[Written problem] Skip any picture you find and retype all the remaining lines exactly.

[Figure scripts]
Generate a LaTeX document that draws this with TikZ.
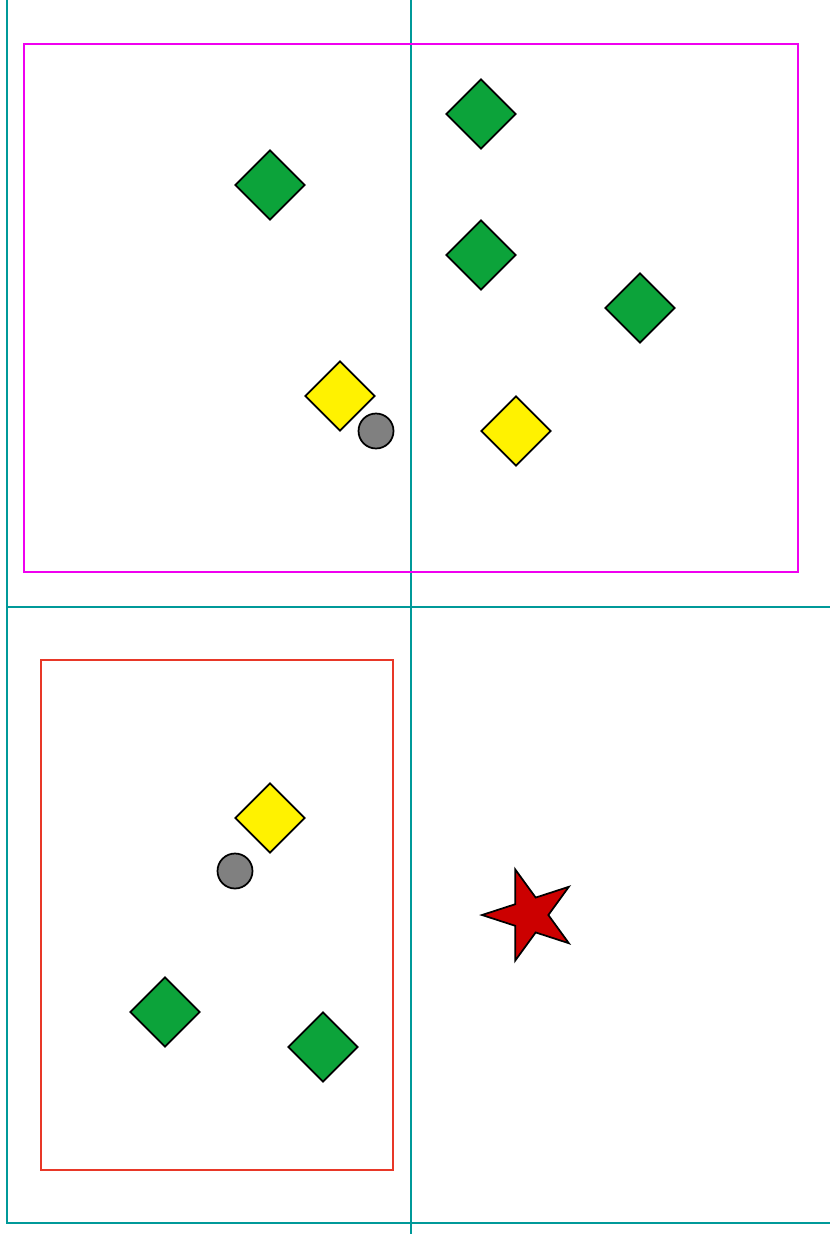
\documentclass[tikz,border=0pt]{standalone}
\usetikzlibrary{shapes.geometric}

\definecolor{gridteal}{RGB}{0,153,153}
\definecolor{boxmagenta}{RGB}{240,0,240}
\definecolor{boxred}{RGB}{232,56,40}
\definecolor{gemgreen}{RGB}{12,163,58}
\definecolor{starred}{RGB}{204,0,0}

\tikzset{
  gem/.style={diamond, draw=black, line width=1.3pt, inner sep=0pt, minimum width=52.5pt, minimum height=52.5pt},
  greengem/.style={gem, fill=gemgreen},
  yellowgem/.style={gem, fill=yellow},
  pebble/.style={circle, draw=black, line width=1.3pt, fill=gray, inner sep=0pt, minimum size=26.25pt},
}

\begin{document}
\begin{tikzpicture}[x=0.75pt, y=-0.75pt]
  \useasboundingbox (0,0) rectangle (830,1234);

  % Raster
  \draw[gridteal, line width=2.2pt] (7,0) -- (7,1223) -- (830,1223);
  \draw[gridteal, line width=2.2pt] (411,0) -- (411,1234);
  \draw[gridteal, line width=2.2pt] (7,607) -- (830,607);

  % Rahmen
  \draw[boxmagenta, line width=1.6pt] (24,44) rectangle (798,572);
  \draw[boxred, line width=1.6pt] (41,660) rectangle (393,1170);

  % oben
  \node[greengem]  (g1) at (270,185) {};
  \node[greengem]  (g2) at (481,114) {};
  \node[greengem]  (g3) at (481,255) {};
  \node[greengem]  (g4) at (640,308) {};
  \node[yellowgem] (y1) at (340,396) {};
  \node[yellowgem] (y2) at (516,431) {};
  \node[pebble]    (p1) at (376,431) {};

  % unten
  \node[yellowgem] (y3) at (270,818) {};
  \node[pebble]    (p2) at (235,871) {};
  \node[greengem]  (g5) at (165,1012) {};
  \node[greengem]  (g6) at (323,1047) {};

  \node[star, star points=5, star point ratio=2.618, shape border rotate=90,
        draw=black, line width=1.3pt, fill=starred, inner sep=0pt,
        minimum size=72pt] (s1) at (530,915) {};
\end{tikzpicture}
\end{document}
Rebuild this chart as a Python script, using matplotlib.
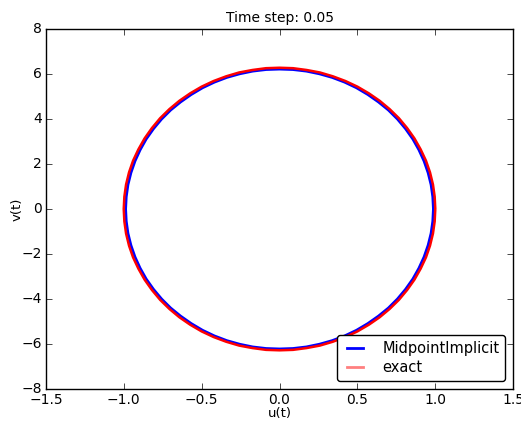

[Correct result]
Generate a LaTeX document that draws this with TikZ.
\documentclass[tikz,border=0pt]{standalone}
\usetikzlibrary{shapes.geometric}

\definecolor{gridteal}{RGB}{0,153,153}
\definecolor{boxmagenta}{RGB}{240,0,240}
\definecolor{boxred}{RGB}{232,56,40}
\definecolor{gemgreen}{RGB}{12,163,58}
\definecolor{starred}{RGB}{204,0,0}

\tikzset{
  gem/.style={diamond, draw=black, line width=1.3pt, inner sep=0pt, minimum width=52.5pt, minimum height=52.5pt},
  greengem/.style={gem, fill=gemgreen},
  yellowgem/.style={gem, fill=yellow},
  pebble/.style={circle, draw=black, line width=1.3pt, fill=gray, inner sep=0pt, minimum size=26.25pt},
}

\begin{document}
\begin{tikzpicture}[x=0.75pt, y=-0.75pt]
  \useasboundingbox (0,0) rectangle (830,1234);

  % Raster
  \draw[gridteal, line width=2.2pt] (7,0) -- (7,1223) -- (830,1223);
  \draw[gridteal, line width=2.2pt] (411,0) -- (411,1234);
  \draw[gridteal, line width=2.2pt] (7,607) -- (830,607);

  % Rahmen
  \draw[boxmagenta, line width=1.6pt] (24,44) rectangle (798,572);
  \draw[boxred, line width=1.6pt] (41,660) rectangle (393,1170);

  % oben
  \node[greengem]  (g1) at (270,185) {};
  \node[greengem]  (g2) at (481,114) {};
  \node[greengem]  (g3) at (481,255) {};
  \node[greengem]  (g4) at (640,308) {};
  \node[yellowgem] (y1) at (340,396) {};
  \node[yellowgem] (y2) at (516,431) {};
  \node[pebble]    (p1) at (376,431) {};

  % unten
  \node[yellowgem] (y3) at (270,818) {};
  \node[pebble]    (p2) at (235,871) {};
  \node[greengem]  (g5) at (165,1012) {};
  \node[greengem]  (g6) at (323,1047) {};

  \node[star, star points=5, star point ratio=2.618, shape border rotate=90,
        draw=black, line width=1.3pt, fill=starred, inner sep=0pt,
        minimum size=72pt] (s1) at (530,915) {};
\end{tikzpicture}
\end{document}
Rebuild this chart as a Python script, using matplotlib.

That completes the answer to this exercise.